La Corte d’appello di Catania ha disposto il dissequestro di tutti i beni di Mario Ciancio Sanfilippo che era stato disposto dalla sezione Misure di prevenzione del Tribunale. Tra le motivazioni dei giudici di secondo grado anche la “mancanza di pericolosità sociale” dell’editore e imprenditore.
Tra i beni dissequestrati anche le società che controllano i quotidiani La Sicilia e Gazzetta del Mezzogiorno e le emittenti televisive Antenna Sicilia e Telecolor. Secondo la Corte d’appello di Catania il decreto impugnato “va conseguentemente annullato” perché, scrivono i giudici nelle 113 pagine della sentenza motivata, “non può ritenersi provata l’esistenza di alcun attivo e consapevole contributo arrecato da Ciancio Sanfilippo in favore di Cosa nostra catanese”.
Inoltre “non può ritenersi provata alcuna forma di pericolosità sociale” né “è risultata accertata e provata alcuna sproporzione tra i redditi di provenienza legittima di cui il preposto il suo nucleo familiare potevano disporre la liquidità utilizzate nel corso del tempo”

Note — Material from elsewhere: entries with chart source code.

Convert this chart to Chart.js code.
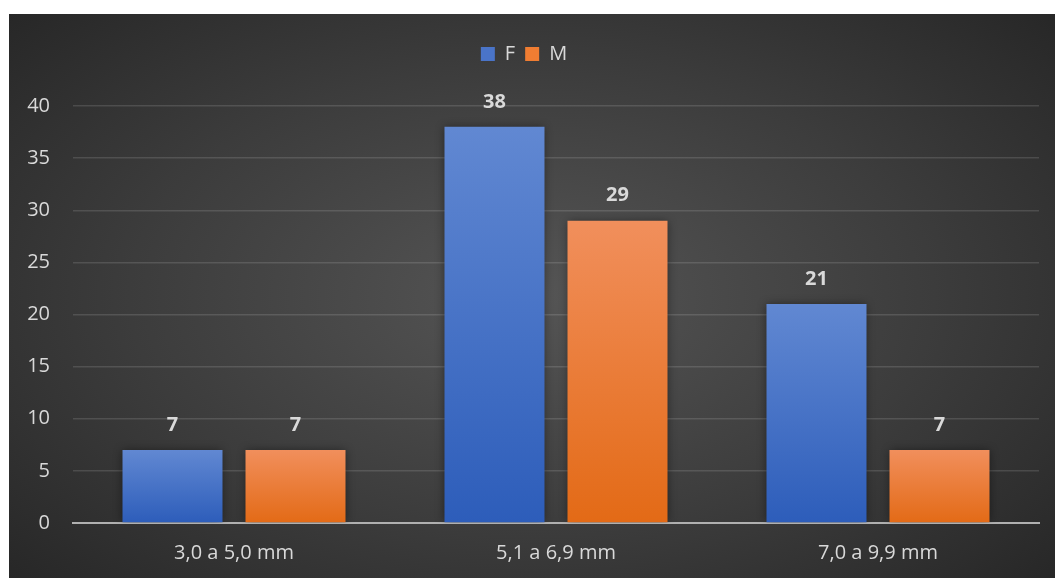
<!DOCTYPE html>
<html>
<head>
<meta charset="utf-8">
<script src="https://cdn.jsdelivr.net/npm/chart.js@4"></script>
<style>
  html, body { margin: 0; padding: 0; background: #fff; }
  #wrap {
    position: absolute; left: 9px; top: 14px; width: 1046px; height: 564px;
    background: radial-gradient(ellipse 70% 75% at 50% 50%, #555555 0%, #3c3c3c 55%, #262626 100%);
  }
</style>
</head>
<body>
<div id="wrap"><canvas id="chart" width="1046" height="564"></canvas></div>
<script>
var categorias = ['3,0 a 5,0 mm', '5,1 a 6,9 mm', '7,0 a 9,9 mm'];
var valoresF = [7, 38, 21];
var valoresM = [7, 29, 7];
var ticksY = [0, 5, 10, 15, 20, 25, 30, 35, 40];

var corTexto = '#d9d9d9';
var fonte = "'Open Sans', sans-serif";

function gradiente(topo, base) {
    return function (ctx) {
        var chart = ctx.chart;
        if (!chart.chartArea || ctx.type !== 'data') return topo;
        var y = chart.scales.y;
        var yTop = y.getPixelForValue(ctx.raw);
        var yBase = y.getPixelForValue(0);
        if (!isFinite(yTop) || yTop === yBase) return topo;
        var g = chart.ctx.createLinearGradient(0, yTop, 0, yBase);
        g.addColorStop(0, topo);
        g.addColorStop(1, base);
        return g;
    };
}

var rotulos = {
    id: 'rotulos',
    afterDatasetsDraw: function (chart) {
        var ctx = chart.ctx;
        ctx.save();
        ctx.font = 'bold 20px ' + fonte;
        ctx.fillStyle = corTexto;
        ctx.textAlign = 'center';
        ctx.textBaseline = 'middle';
        chart.data.datasets.forEach(function (ds, i) {
            chart.getDatasetMeta(i).data.forEach(function (bar, j) {
                ctx.fillText(ds.data[j], bar.x, bar.y - 25);
            });
        });
        ctx.restore();
    }
};

var sombra = {
    id: 'sombra',
    beforeDatasetsDraw: function (chart) {
        var ctx = chart.ctx;
        ctx.save();
        ctx.shadowColor = 'rgba(0,0,0,0.45)';
        ctx.shadowBlur = 9;
        ctx.shadowOffsetX = 0;
        ctx.shadowOffsetY = 0;
    },
    afterDatasetsDraw: function (chart) {
        chart.ctx.restore();
    }
};

var espacoLegenda = {
    id: 'espacoLegenda',
    beforeInit: function (chart) {
        var fit = chart.legend.fit;
        chart.legend.fit = function () {
            fit.bind(chart.legend)();
            this.height += 32;
        };
    }
};

new Chart(document.getElementById('chart'), {
    type: 'bar',
    data: {
        labels: categorias,
        datasets: [
            {
                label: 'F',
                data: valoresF,
                backgroundColor: gradiente('#6188d2', '#2d5dba'),
                categoryPercentage: 0.764,
                barPercentage: 0.813
            },
            {
                label: 'M',
                data: valoresM,
                backgroundColor: gradiente('#f18f5c', '#e36a16'),
                categoryPercentage: 0.764,
                barPercentage: 0.813
            }
        ]
    },
    options: {
        responsive: false,
        animation: false,
        layout: { padding: { top: 20, right: 16, left: 0, bottom: 0 } },
        plugins: {
            tooltip: { enabled: false },
            legend: {
                position: 'top',
                labels: {
                    color: corTexto,
                    font: { family: fonte, size: 20 },
                    boxWidth: 14,
                    boxHeight: 14,
                    padding: 10,
                    generateLabels: function (chart) {
                        var cores = ['#4a74c8', '#f07d32'];
                        return chart.data.datasets.map(function (ds, i) {
                            return {
                                text: ds.label, fillStyle: cores[i], strokeStyle: cores[i],
                                lineWidth: 0, fontColor: corTexto, datasetIndex: i
                            };
                        });
                    }
                }
            }
        },
        scales: {
            x: {
                grid: { display: false, drawTicks: false },
                border: { display: true, color: '#b0b0b0', width: 2 },
                ticks: { color: corTexto, font: { family: fonte, size: 20 }, padding: 18 },
                afterFit: function (s) { s.height = 55; }
            },
            y: {
                min: 0,
                max: 40,
                afterBuildTicks: function (s) {
                    s.ticks = ticksY.map(function (v) { return { value: v }; });
                },
                grid: { color: 'rgba(255,255,255,0.13)', lineWidth: 1.5, drawTicks: false },
                border: { display: false },
                ticks: { color: corTexto, font: { family: fonte, size: 20 }, padding: 23 },
                afterFit: function (s) { s.width = 64; }
            }
        }
    },
    plugins: [espacoLegenda, sombra, rotulos]
});
</script>
</body>
</html>
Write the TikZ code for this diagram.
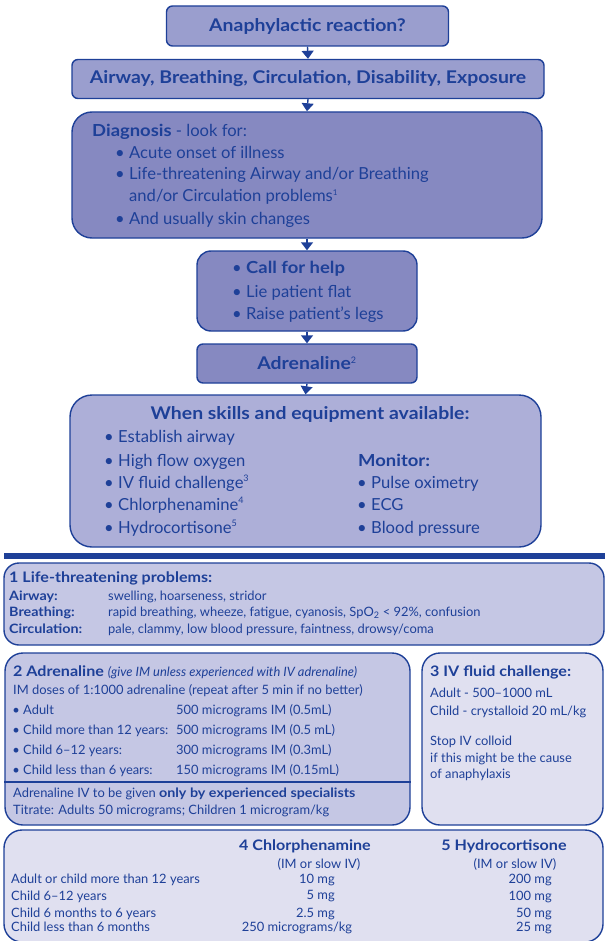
\documentclass[tikz,border=0pt]{standalone}
\usepackage{fontspec}
\setmainfont{Lato}[BoldFeatures={FakeStretch=1.11}]
\usetikzlibrary{arrows.meta}
\definecolor{navy}{HTML}{1E4098}
\definecolor{topfill}{HTML}{9A9ECE}
\definecolor{midfill}{HTML}{8689C1}
\definecolor{skillfill}{HTML}{ADAFD8}
\definecolor{notefill}{HTML}{C5C7E4}
\definecolor{palefill}{HTML}{E0E0F0}
\newcommand{\flowfont}{\fontsize{16.6}{19}\selectfont}
\newcommand{\headfont}{\fontsize{17.5}{20}\selectfont\bfseries}
\newcommand{\notefont}{\fontsize{12.9}{15}\selectfont}
\newcommand{\notehead}{\fontsize{14.5}{17}\selectfont\bfseries}
\begin{document}
\begin{tikzpicture}[x=1pt,y=-1pt,
  box/.style={draw=navy, line width=1.4pt, text=navy, inner sep=0pt},
  arr/.style={draw=navy, line width=1.4pt, -{Triangle[width=12pt,length=8pt]}},
  txt/.style={anchor=base west, inner sep=0pt, text=navy},
  txtr/.style={anchor=base east, inner sep=0pt, text=navy},
  txtc/.style={anchor=base, inner sep=0pt, text=navy},
  flow/.style={txt, font=\flowfont},
  flowdot/.style={txtr, font=\flowfont},
  note/.style={txt, font=\notefont},
  notedot/.style={txtr, font=\notefont},
  noter/.style={txtr, font=\notefont},
  notec/.style={txtc, font=\notefont}]
\useasboundingbox (0,0) rectangle (605,941);

% ---------- flow chart ----------
\node[box, fill=topfill, rounded corners=6pt, minimum width=282pt, minimum height=40pt, font=\headfont]
  (start) at (307.5,26) {Anaphylactic reaction?};
\node[box, fill=topfill, rounded corners=6pt, minimum width=472pt, minimum height=39pt, font=\headfont]
  (abcde) at (308,79) {Airway, Breathing, Circulation, Disability, Exposure};
\node[box, fill=midfill, rounded corners=20pt, minimum width=470pt, minimum height=126pt]
  (diag) at (307,175) {};
\node[box, fill=midfill, rounded corners=14pt, minimum width=220pt, minimum height=80pt]
  (help) at (307,291) {};
\node[box, fill=midfill, rounded corners=6pt, minimum width=220pt, minimum height=39pt, font=\headfont]
  (adren) at (307,363.5) {Adrenaline\textsuperscript{\normalfont\fontsize{9}{9}\selectfont 2}};
\node[box, fill=skillfill, rounded corners=22pt, minimum width=471pt, minimum height=152pt]
  (skills) at (305.5,471) {};

\draw[arr] (start.south) -- (abcde.north);
\draw[arr] (abcde.south) -- (diag.north);
\draw[arr] (diag.south) -- (help.north);
\draw[arr] (help.south) -- (adren.north);
\draw[arr] (adren.south) -- (skills.north);

% diagnosis
\node[flow] (dg0) at (92,137) {\textbf{Diagnosis} - look for:};
\node[flowdot] (dgb1) at (125,159) {•};
\node[flow] (dg1) at (129,159) {Acute onset of illness};
\node[flowdot] (dgb2) at (125,180) {•};
\node[flow] (dg2) at (129,180) {Life-threatening Airway and/or Breathing};
\node[flow] (dg3) at (129,202) {and/or Circulation problems\textsuperscript{\fontsize{8}{8}\selectfont 1}};
\node[flowdot] (dgb4) at (125,225) {•};
\node[flow] (dg4) at (129,225) {And usually skin changes};

% first actions
\node[flowdot] (hb1) at (242,273) {•};
\node[flow, font=\flowfont\bfseries] (h1) at (246,273) {Call for help};
\node[flowdot] (hb2) at (242,297) {•};
\node[flow] (h2) at (246,297) {Lie patient flat};
\node[flowdot] (hb3) at (242,319) {•};
\node[flow] (h3) at (246,319) {Raise patient’s legs};

% skills and equipment
\node[txtc, font=\headfont] (sk0) at (310,419) {When skills and equipment available:};
\node[flowdot] (skb1) at (114,442) {•};
\node[flow] (sk1) at (118,442) {Establish airway};
\node[flowdot] (skb2) at (114,466) {•};
\node[flow] (sk2) at (118,466) {High flow oxygen};
\node[flowdot] (skb3) at (114,488) {•};
\node[flow] (sk3) at (118,488) {IV fluid challenge\textsuperscript{\fontsize{9}{9}\selectfont 3}};
\node[flowdot] (skb4) at (114,510) {•};
\node[flow] (sk4) at (118,510) {Chlorphenamine\textsuperscript{\fontsize{9}{9}\selectfont 4}};
\node[flowdot] (skb5) at (114,533) {•};
\node[flow] (sk5) at (118,533) {Hydrocortisone\textsuperscript{\fontsize{9}{9}\selectfont 5}};
\node[flow, font=\flowfont\bfseries] (mo0) at (358,466) {Monitor:};
\node[flowdot] (mob1) at (367,488) {•};
\node[flow] (mo1) at (371,488) {Pulse oximetry};
\node[flowdot] (mob2) at (367,510) {•};
\node[flow] (mo2) at (371,510) {ECG};
\node[flowdot] (mob3) at (367,533) {•};
\node[flow] (mo3) at (371,533) {Blood pressure};

% ---------- separator ----------
\fill[navy] (4,553) rectangle (605,559);

% ---------- note 1 ----------
\node[box, fill=notefill, rounded corners=15pt, minimum width=600pt, minimum height=82pt]
  (n1) at (304,604) {};
\node[txt, font=\notehead] (n1h) at (9,582) {1 Life-threatening problems:};
\node[note, font=\notefont\bfseries] (n1a) at (9,600) {Airway:};
\node[note] (n1av) at (108,600) {swelling, hoarseness, stridor};
\node[note, font=\notefont\bfseries] (n1b) at (9,616) {Breathing:};
\node[note] (n1bv) at (108,616) {rapid breathing, wheeze, fatigue, cyanosis, SpO\textsubscript{2} {<} 92\%, confusion};
\node[note, font=\notefont\bfseries] (n1c) at (9,633) {Circulation:};
\node[note] (n1cv) at (108,633) {pale, clammy, low blood pressure, faintness, drowsy/coma};

% ---------- note 2 ----------
\node[box, fill=notefill, rounded corners=18pt, minimum width=405pt, minimum height=172pt]
  (n2) at (207.5,739) {};
\draw[navy, line width=1.4pt] (n2.west |- 0,782) -- (n2.east |- 0,782);
\node[txt, font=\notehead] (n2h) at (13,676)
  {2 Adrenaline {\mdseries\itshape\notefont(give IM unless experienced with IV adrenaline)}};
\node[note] (n2i) at (13,694) {IM doses of 1:1000 adrenaline (repeat after 5 min if no better)};
\node[notedot] (n2b1) at (20,714) {•};
\node[note] (n2r1) at (23,714) {Adult};
\node[note] (n2d1) at (176,714) {500 micrograms IM (0.5mL)};
\node[notedot] (n2b2) at (20,734) {•};
\node[note] (n2r2) at (23,734) {Child more than 12 years:};
\node[note] (n2d2) at (176,734) {500 micrograms IM (0.5 mL)};
\node[notedot] (n2b3) at (20,754) {•};
\node[note] (n2r3) at (23,754) {Child 6–12 years:};
\node[note] (n2d3) at (176,754) {300 micrograms IM (0.3mL)};
\node[notedot] (n2b4) at (20,774) {•};
\node[note] (n2r4) at (23,774) {Child less than 6 years:};
\node[note] (n2d4) at (176,774) {150 micrograms IM (0.15mL)};
\node[note] (n2v) at (13,797) {Adrenaline IV to be given \textbf{only by experienced specialists}};
\node[note] (n2t) at (13,814) {Titrate: Adults 50 micrograms; Children 1 microgram/kg};

% ---------- note 3 ----------
\node[box, fill=palefill, rounded corners=18pt, minimum width=181pt, minimum height=172pt]
  (n3) at (512.5,739) {};
\node[txt, font=\notehead] (n3h) at (430,676) {3 IV fluid challenge:};
\node[note] (n3a) at (430,697) {Adult - 500–1000 mL};
\node[note] (n3b) at (430,715) {Child - crystalloid 20 mL/kg};
\node[note] (n3c) at (430,745) {Stop IV colloid};
\node[note] (n3d) at (430,762) {if this might be the cause};
\node[note] (n3e) at (430,778) {of anaphylaxis};

% ---------- notes 4 and 5 ----------
\node[box, fill=palefill, rounded corners=18pt, minimum width=599pt, minimum height=112pt]
  (n4) at (303.5,886) {};
\node[txtc, font=\notehead] (n4h) at (305,850) {4 Chlorphenamine};
\node[txtc, font=\notehead] (n5h) at (504,850) {5 Hydrocortisone};
\node[notec] (n4s) at (319,868) {(IM or slow IV)};
\node[notec] (n5s) at (515,868) {(IM or slow IV)};
\node[note] (r1) at (11,883) {Adult or child more than 12 years};
\node[note] (r2) at (11,900) {Child 6–12 years};
\node[note] (r3) at (11,917) {Child 6 months to 6 years};
\node[note] (r4) at (11,931) {Child less than 6 months};
\node[noter] (c1) at (335,883) {10 mg};
\node[noter] (c2) at (335,899) {5 mg};
\node[noter] (c3) at (335,917) {2.5 mg};
\node[notec] (c4) at (297,931) {250 micrograms/kg};
\node[noter] (h1v) at (552,883) {200 mg};
\node[noter] (h2v) at (552,900) {100 mg};
\node[noter] (h3v) at (552,917) {50 mg};
\node[noter] (h4v) at (552,931) {25 mg};
\end{tikzpicture}
\end{document}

Il Tribunale di Catania aveva emesso il decreto di sequestro e confisca nel settembre del 2018, un anno e mezzo fa, su richiesta della Direzione distrettuale antimafia. Il decreto riguardava una serie di beni dell’editore e direttore del quotidiano La Sicilia, Mario Ciancio Sanfilippo. Il valore dei beni, era valutato in almeno 150 milioni. Il provvedimento era stato eseguito dai Carabinieri del Ros e del Comando Provinciale di Catania.
Il decreto di sequestro e contestuale confisca riguardava conti correnti, polizze assicurative, 31 società, quote di partecipazione in altre sette società e beni immobili.
”Nell’ambito del procedimento di prevenzione a mio carico – aveva detto Mario Ciancio Sanfilippo – ritenevo di avere dimostrato, attraverso i miei tecnici e i miei avvocati, che non ho mai avuto alcun tipo di rapporto con ambienti mafiosi e che il mio patrimonio è frutto soltanto del lavoro di chi mi ha preceduto e di chi ha collaborato con me. Ritengo che le motivazioni addotte dal Tribunale siano facilmente superabili da argomenti importanti di segno diametralmente opposto, di cui il collegio non ha tenuto conto”. Oggi la Corte d’appello gli ha dato ragione.